>> Start Data shown

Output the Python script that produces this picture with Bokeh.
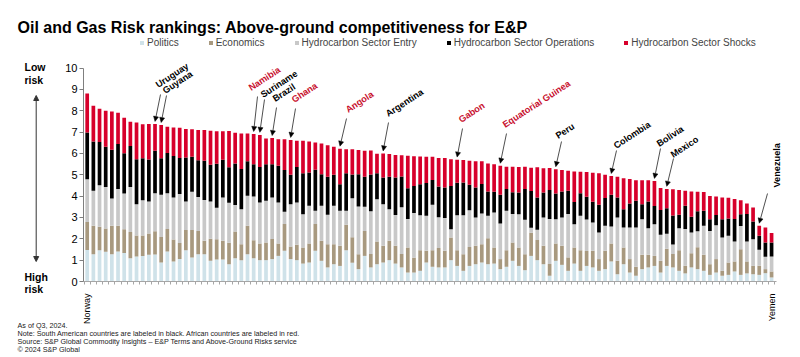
import math
from bokeh.plotting import figure
from bokeh.models import (ColumnDataSource, Range1d, FixedTicker, Legend, LegendItem,
                          Label, Arrow, NormalHead)
from bokeh.embed import file_html
from bokeh.resources import INLINE

# ---------------- data ----------------
politics = [1.48, 1.28, 1.47, 1.39, 1.28, 1.41, 1.34, 1.09, 1.17, 1.20,
            1.25, 1.27, 0.89, 1.41, 0.94, 1.05, 1.47, 1.13, 1.28, 1.28,
            0.97, 1.03, 1.03, 0.81, 1.09, 1.00, 1.28, 1.09, 1.00, 1.00,
            1.05, 1.20, 1.44, 1.05, 1.00, 0.84, 0.89, 1.44, 0.97, 0.66,
            0.81, 0.73, 1.47, 0.88, 0.58, 1.20, 0.66, 0.81, 0.89, 1.00,
            0.84, 0.66, 0.42, 0.42, 0.50, 0.89, 0.69, 0.66, 0.66, 1.00,
            0.73, 0.50, 0.73, 0.81, 0.89, 0.81, 0.84, 0.58, 0.69, 0.97,
            0.73, 0.53, 1.20, 1.00, 0.81, 0.27, 0.97, 0.78, 0.50, 0.84,
            0.50, 0.73, 0.66, 0.50, 0.58, 0.94, 0.34, 0.81, 0.42, 0.27,
            0.58, 0.66, 0.73, 0.42, 0.73, 0.66, 0.50, 0.38, 0.66, 0.58,
            0.50, 0.31, 0.42, 0.27, 0.31, 0.47, 0.31, 0.38, 0.34, 0.31,
            0.39, 0.19]
economics = [1.31, 1.33, 1.09, 1.09, 1.33, 1.20, 1.11, 1.23, 0.98, 0.95,
             1.00, 1.08, 1.20, 1.05, 1.03, 0.75, 0.94, 1.28, 1.09, 0.63,
             1.03, 0.95, 0.88, 1.00, 1.25, 0.75, 1.33, 0.84, 0.78, 0.83,
             0.94, 0.58, 1.25, 0.59, 0.72, 0.75, 0.89, 1.25, 0.94, 1.09,
             0.94, 0.94, 1.19, 1.19, 0.70, 1.17, 0.63, 1.06, 0.78, 0.91,
             0.83, 0.63, 1.17, 0.70, 0.97, 0.55, 0.78, 0.91, 0.78, 1.06,
             0.73, 0.78, 0.89, 0.86, 0.86, 1.22, 0.75, 0.47, 0.78, 0.86,
             0.86, 0.75, 1.09, 0.94, 0.86, 0.55, 0.81, 0.89, 0.63, 0.75,
             0.97, 0.70, 0.78, 0.55, 0.86, 0.84, 0.63, 0.78, 0.63, 0.42,
             0.67, 0.59, 0.47, 0.55, 0.81, 0.63, 0.97, 0.36, 0.66, 1.02,
             0.75, 0.50, 0.63, 0.23, 0.58, 0.47, 1.20, 0.56, 0.39, 0.43,
             0.19, 0.28]
sector_entry = [2.00, 1.64, 1.95, 1.95, 1.28, 1.72, 1.67, 2.11, 1.47, 1.66,
                1.50, 1.78, 1.97, 1.67, 1.97, 2.30, 1.34, 1.80, 1.59, 1.91,
                1.75, 1.48, 2.03, 1.88, 1.25, 1.64, 1.41, 2.05, 1.92, 1.95,
                1.95, 1.92, 0.58, 1.98, 1.98, 1.56, 1.77, 0.63, 1.64, 1.38,
                1.80, 1.64, 0.66, 1.83, 2.23, 1.13, 2.00, 1.98, 1.95, 1.48,
                1.45, 2.19, 1.34, 2.09, 1.64, 1.64, 2.13, 1.44, 1.53, 0.39,
                1.64, 1.83, 1.72, 1.33, 1.44, 1.05, 1.64, 1.67, 1.84, 1.33,
                1.56, 1.61, 0.23, 0.48, 1.33, 2.11, 1.14, 1.33, 2.03, 1.09,
                1.61, 1.48, 1.33, 1.25, 1.17, 0.80, 2.03, 0.94, 1.48, 1.84,
                1.67, 1.25, 1.48, 1.22, 0.70, 0.44, 1.03, 1.72, 0.98, 0.75,
                1.36, 1.56, 1.59, 1.56, 1.25, 0.94, 1.09, 0.94, 1.25, 0.75,
                0.58, 0.70]
sector_operations = [2.19, 2.31, 2.03, 1.88, 2.28, 2.11, 1.89, 1.92, 2.11, 1.97,
                     1.97, 2.00, 1.72, 1.89, 1.94, 1.69, 2.06, 1.64, 1.72, 1.84,
                     1.72, 2.06, 1.77, 1.66, 1.94, 1.88, 1.61, 1.52, 1.67, 1.72,
                     1.56, 1.72, 1.95, 1.38, 1.67, 1.92, 1.56, 1.92, 1.48, 1.78,
                     1.45, 1.25, 1.75, 1.11, 1.52, 1.41, 1.72, 1.22, 1.25, 1.52,
                     1.75, 1.44, 1.44, 1.27, 1.45, 1.53, 1.16, 1.44, 1.44, 2.03,
                     1.53, 1.53, 1.19, 1.41, 1.38, 1.14, 0.98, 1.34, 1.02, 1.02,
                     1.02, 1.44, 1.72, 1.52, 1.17, 1.36, 1.20, 1.22, 1.09, 1.05,
                     1.06, 1.06, 0.97, 1.30, 1.30, 1.48, 0.94, 0.86, 1.13, 1.25,
                     0.70, 1.25, 0.86, 1.16, 1.19, 1.36, 0.63, 1.09, 0.73, 0.94,
                     0.70, 0.55, 0.48, 0.86, 0.81, 1.05, 0.55, 1.28, 0.83, 0.65,
                     0.67, 0.66]
sector_shocks = [1.83, 1.67, 1.55, 1.69, 1.80, 1.47, 1.66, 1.14, 1.72, 1.59,
                 1.66, 1.25, 1.55, 1.23, 1.34, 1.41, 1.34, 1.28, 1.42, 1.44,
                 1.59, 1.52, 1.33, 1.70, 1.44, 1.67, 1.31, 1.41, 1.50, 1.20,
                 1.22, 1.25, 1.45, 1.63, 1.22, 1.52, 1.45, 1.27, 1.44, 1.47,
                 1.31, 1.66, 1.13, 1.19, 1.13, 1.22, 1.13, 0.92, 1.13, 1.06,
                 1.06, 1.00, 1.52, 1.39, 1.30, 1.23, 1.09, 1.34, 1.38, 1.25,
                 1.08, 1.05, 1.13, 1.22, 1.06, 1.31, 1.28, 1.36, 1.05, 1.20,
                 1.20, 1.05, 1.09, 1.41, 1.14, 1.03, 1.14, 1.00, 0.94, 1.42,
                 1.00, 1.16, 1.36, 1.47, 1.09, 0.88, 0.97, 1.45, 1.14, 0.97,
                 1.13, 1.00, 1.17, 1.03, 0.91, 1.23, 1.16, 0.70, 1.19, 0.91,
                 0.88, 1.09, 0.86, 1.02, 0.98, 0.94, 0.66, 0.50, 0.66, 0.47,
                 0.70, 0.44]

series_names = ["Politics", "Economics", "Hydrocarbon Sector Entry",
                "Hydrocarbon Sector Operations", "Hydrocarbon Sector Shocks"]
x_tick_index = [0, 111]
x_tick_labels = ["Norway", "Yemen"]
y_ticks = [0, 1, 2, 3, 4, 5, 6, 7, 8, 9, 10]

# labelled countries: (name, bar index, region)
labelled = [("Uruguay", 11, "SA"), ("Guyana", 12, "SA"), ("Namibia", 27, "AF"),
            ("Suriname", 28, "SA"), ("Brazil", 30, "SA"), ("Ghana", 33, "AF"),
            ("Angola", 41, "AF"), ("Argentina", 48, "SA"), ("Gabon", 60, "AF"),
            ("Equatorial Guinea", 67, "AF"), ("Peru", 76, "SA"), ("Colombia", 85, "SA"),
            ("Bolivia", 92, "SA"), ("Mexico", 94, "SA"), ("Venezuela", 109, "SA")]

# ---------------- styles / layout ----------------
FONT = "Liberation Sans"
colors = ["#cfe2e9", "#a8997f", "#c8c8c8", "#000000", "#d7002b"]
region_color = {"SA": "#000000", "AF": "#c8102e"}

W, H = 800, 357
XPX = 693 / 112.4          # pixels per bar step
YPX = 21.34                # pixels per score unit
X_ORIGIN_PX = 86.7         # pixel of first bar centre
Y_ORIGIN_PX = 281.0        # pixel of score 0


def X(px):
    return (px - X_ORIGIN_PX) / XPX


def Y(py):
    return (Y_ORIGIN_PX - py) / YPX

# text anchor (px) and arrow tail (px) per label
label_pos = {
    "Uruguay": ((156, 85), (160, 94)),
    "Guyana": ((163, 91), (166, 95)),
    "Namibia": ((249, 88), (257, 96)),
    "Suriname": ((261, 95), (264, 99)),
    "Brazil": ((273, 99), (276, 107)),
    "Ghana": ((292, 100), (295, 108)),
    "Angola": ((346, 110), (346, 118)),
    "Argentina": ((386, 114), (388, 122)),
    "Gabon": ((459, 120), (462, 128)),
    "Equatorial Guinea": ((503, 125), (506, 133)),
    "Peru": ((556, 136), (561, 141)),
    "Colombia": ((614, 146), (616, 150)),
    "Bolivia": ((657, 144), (660, 148)),
    "Mexico": ((671, 155), (673, 158)),
    "Venezuela": ((776, 187), (767, 193)),
}

n = len(politics)
totals = [politics[i] + economics[i] + sector_entry[i] + sector_operations[i] + sector_shocks[i]
          for i in range(n)]

src = ColumnDataSource(dict(x=list(range(n)), pol=politics, eco=economics,
                            ent=sector_entry, ops=sector_operations, sh=sector_shocks))

p = figure(width=W, height=H, output_backend="svg", toolbar_location=None,
           x_range=Range1d(X(0), X(W)), y_range=Range1d(Y(H), Y(0)),
           min_border_left=0, min_border_right=0, min_border_top=0, min_border_bottom=0)
p.outline_line_color = None
p.xgrid.visible = False
p.ygrid.visible = False
p.background_fill_color = "white"
p.border_fill_color = "white"

stackers = ["pol", "eco", "ent", "ops", "sh"]
rends = p.vbar_stack(stackers, x="x", width=0.6, color=colors, line_color=None, source=src)

# axes (drawn at fixed locations inside the frame)
ya = p.yaxis[0]
ya.fixed_location = X(83)
ya.ticker = FixedTicker(ticks=y_ticks)
ya.bounds = (0, 10)
ya.axis_line_color = "#7f7f7f"
ya.major_tick_line_color = "#7f7f7f"
ya.major_tick_out = 4
ya.major_tick_in = 0
ya.minor_tick_line_color = None
ya.major_label_text_font = FONT
ya.major_label_text_font_size = "11px"
ya.major_label_text_color = "#000000"
ya.major_label_standoff = 2

xa = p.xaxis[0]
xa.fixed_location = 0
xa.bounds = (X(83), X(776))
xa.ticker = FixedTicker(ticks=x_tick_index, minor_ticks=[i - 0.5 for i in range(n + 1)])
xa.major_label_overrides = {k: v for k, v in zip(x_tick_index, x_tick_labels)}
xa.major_label_orientation = math.pi / 2
xa.major_label_text_font = FONT
xa.major_label_text_font_size = "9px"
xa.major_label_text_color = "#000000"
xa.axis_line_color = "#a6a6a6"
xa.major_tick_line_color = None
xa.minor_tick_line_color = "#a6a6a6"
xa.minor_tick_out = 3
xa.minor_tick_in = 0
xa.major_label_standoff = 6

# legend
items = [LegendItem(label=nm, renderers=[r]) for nm, r in zip(series_names, rends)]
leg = Legend(items=items, orientation="horizontal", location=(139, H - 48.7),
             glyph_width=5, glyph_height=5, label_standoff=3, spacing=29,
             label_text_font=FONT, label_text_font_size="10px", label_height=12,
             padding=0, margin=0, border_line_color=None, background_fill_alpha=0)
p.add_layout(leg)

# title
p.add_layout(Label(x=X(17), y=Y(26.5), text="Oil and Gas Risk rankings: Above-ground competitiveness for E&P",
                   text_font=FONT, text_font_size="16px", text_font_style="bold",
                   text_color="#000000", text_baseline="alphabetic"))

# risk direction
for txt, py in [("Low", 66), ("risk", 79), ("High", 276.5), ("risk", 288.5)]:
    p.add_layout(Label(x=X(24), y=Y(py), text=txt, text_font=FONT, text_font_size="10.5px",
                       text_font_style="bold", text_color="#000000", text_baseline="alphabetic"))
p.add_layout(Arrow(start=NormalHead(size=5, fill_color="#333333", line_color="#333333"),
                   end=NormalHead(size=5, fill_color="#333333", line_color="#333333"),
                   x_start=X(35.7), y_start=Y(261), x_end=X(35.7), y_end=Y(95),
                   line_color="#333333", line_width=1))

# country annotations
for name, k, reg in labelled:
    (tx, ty), (ax, ay) = label_pos[name]
    ang = math.pi / 2 if name == "Venezuela" else math.radians(33)
    p.add_layout(Label(x=X(tx), y=Y(ty), text=name, angle=ang, text_font=FONT,
                       text_font_size="9.2px", text_font_style="bold",
                       text_color=region_color[reg], text_baseline="alphabetic"))
    p.add_layout(Arrow(end=NormalHead(size=5, fill_color="black", line_color="black", line_width=0.5),
                       x_start=X(ax), y_start=Y(ay), x_end=k, y_end=totals[k] + 0.12,
                       line_color="#222222", line_width=0.8))

# footnotes
notes = ["As of Q3, 2024.",
         "Note: South American countries are labeled in black. African countries are labeled in red.",
         "Source: S&P Global Commodity Insights \u2013 E&P Terms and Above-Ground Risks service",
         "\u00a9 2024 S&P Global"]
for txt, py in zip(notes, [324.5, 333, 340.8, 348.5]):
    p.add_layout(Label(x=X(17), y=Y(py), text=txt, text_font=FONT, text_font_size="7.2px",
                       text_color="#1a1a1a", text_baseline="alphabetic"))

open("out.html", "w").write(file_html(p, INLINE))
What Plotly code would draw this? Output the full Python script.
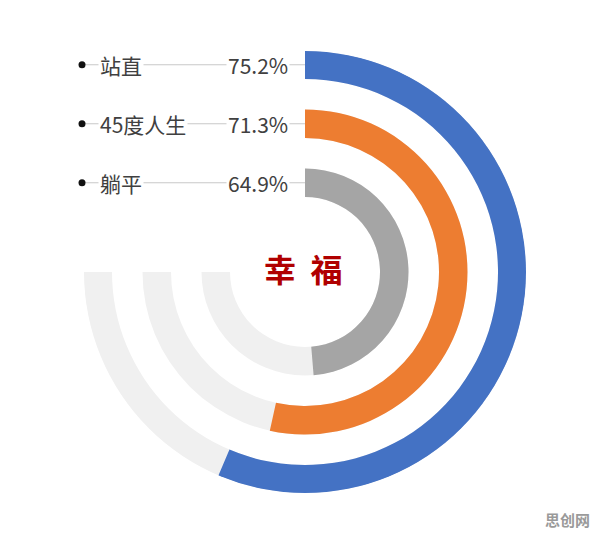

>> End Data shown

Begin at the first line of the material and copy each line exactly through the one containing "from bokeh.resources import INLINE". Omit pictures.

Output the Python script that produces this picture with Bokeh.
import math
from bokeh.plotting import figure
from bokeh.models import (ColumnDataSource, Range1d, FixedTicker, Legend, LegendItem,
                          Label, Arrow, NormalHead)
from bokeh.embed import file_html
from bokeh.resources import INLINE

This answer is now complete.